Damit werden solche kruden Aussagen aber immer weiter verbreitet; man verhilft ihnen zu noch mehr Aufmerksamkeit. Das ist die Form von Werbung, die sich solche Menschen wünschen. Und wir sollten dieser Masche nicht aufsitzen.
Dennoch sollte an einer Gedenkstätte Raum für viele Meinungen und Ideen sein. Freilich nur für solche, die sich im demokratischen Spektrum bewegen, die die Erkenntnisse der Wissenschaft akzeptieren und Fakten anerkennen. Nur durch einen Dialog vieler Menschen mit unterschiedlichsten kreativen Ideen und Zugängen zur Geschichte, Menschen aus Politik und Zivilgesellschaft erreichen wir auch künftig, dass eine lebendige Erinnerungskultur aufrechterhalten bleibt und dass wir uns als Gesellschaft immer wieder darüber verständigen können, wie wir unser Zusammenleben gestalten wollen.
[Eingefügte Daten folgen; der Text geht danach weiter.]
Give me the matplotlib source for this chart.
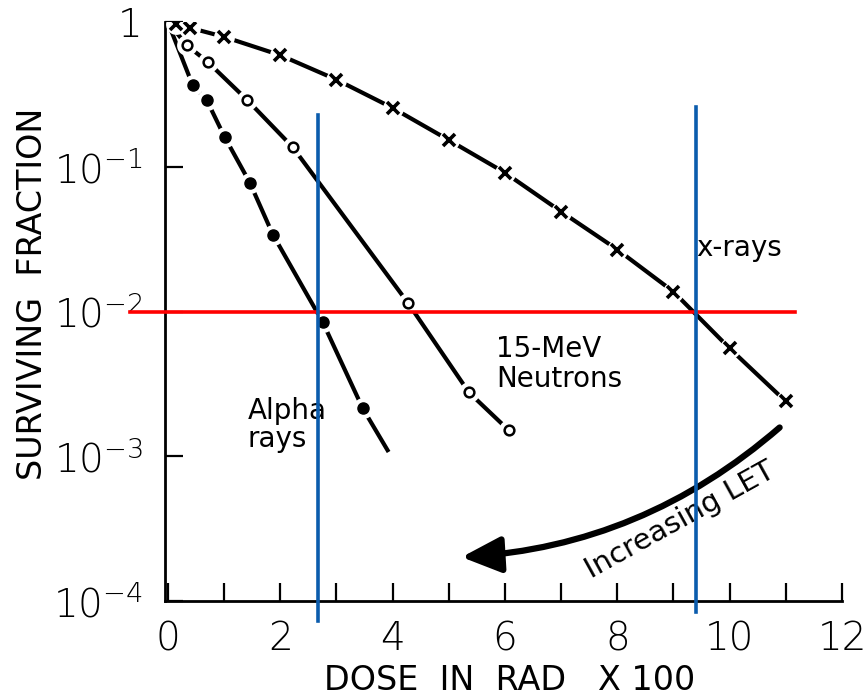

Ich freue mich, über die Einladung zu diesem Tag in Spaichingen und überbringe Ihnen allen herzliche Glückwünsche der Landeszentrale für politische Bildung.
Ich darf mich bedanken bei Herrn Bürgermeister Schumacher, der die Weiterentwicklung der Gedenkstätte im letzten Jahr vorangetrieben hat,
bei Frau Feldes, die die Inhalte entwickelt und als unermüdliche Schnittstelle zwischen Haupt- und Ehrenamt die Fäden zusammengeführt hat,
und bei der Initiative KZ-Gedenken, namentlich ganz besonders bei Herrn und Frau Dapp, bei Frau Hauser und Herrn Großmann für ihren ehrenamtlichen Einsatz, den man an dieser Stelle nicht hoch genug loben kann. Mit der Arbeit, die Sie leisten, tragen Sie maßgeblich zu eben jenem Gelingen einer lebendigen und gelebten Erinnerungskultur bei.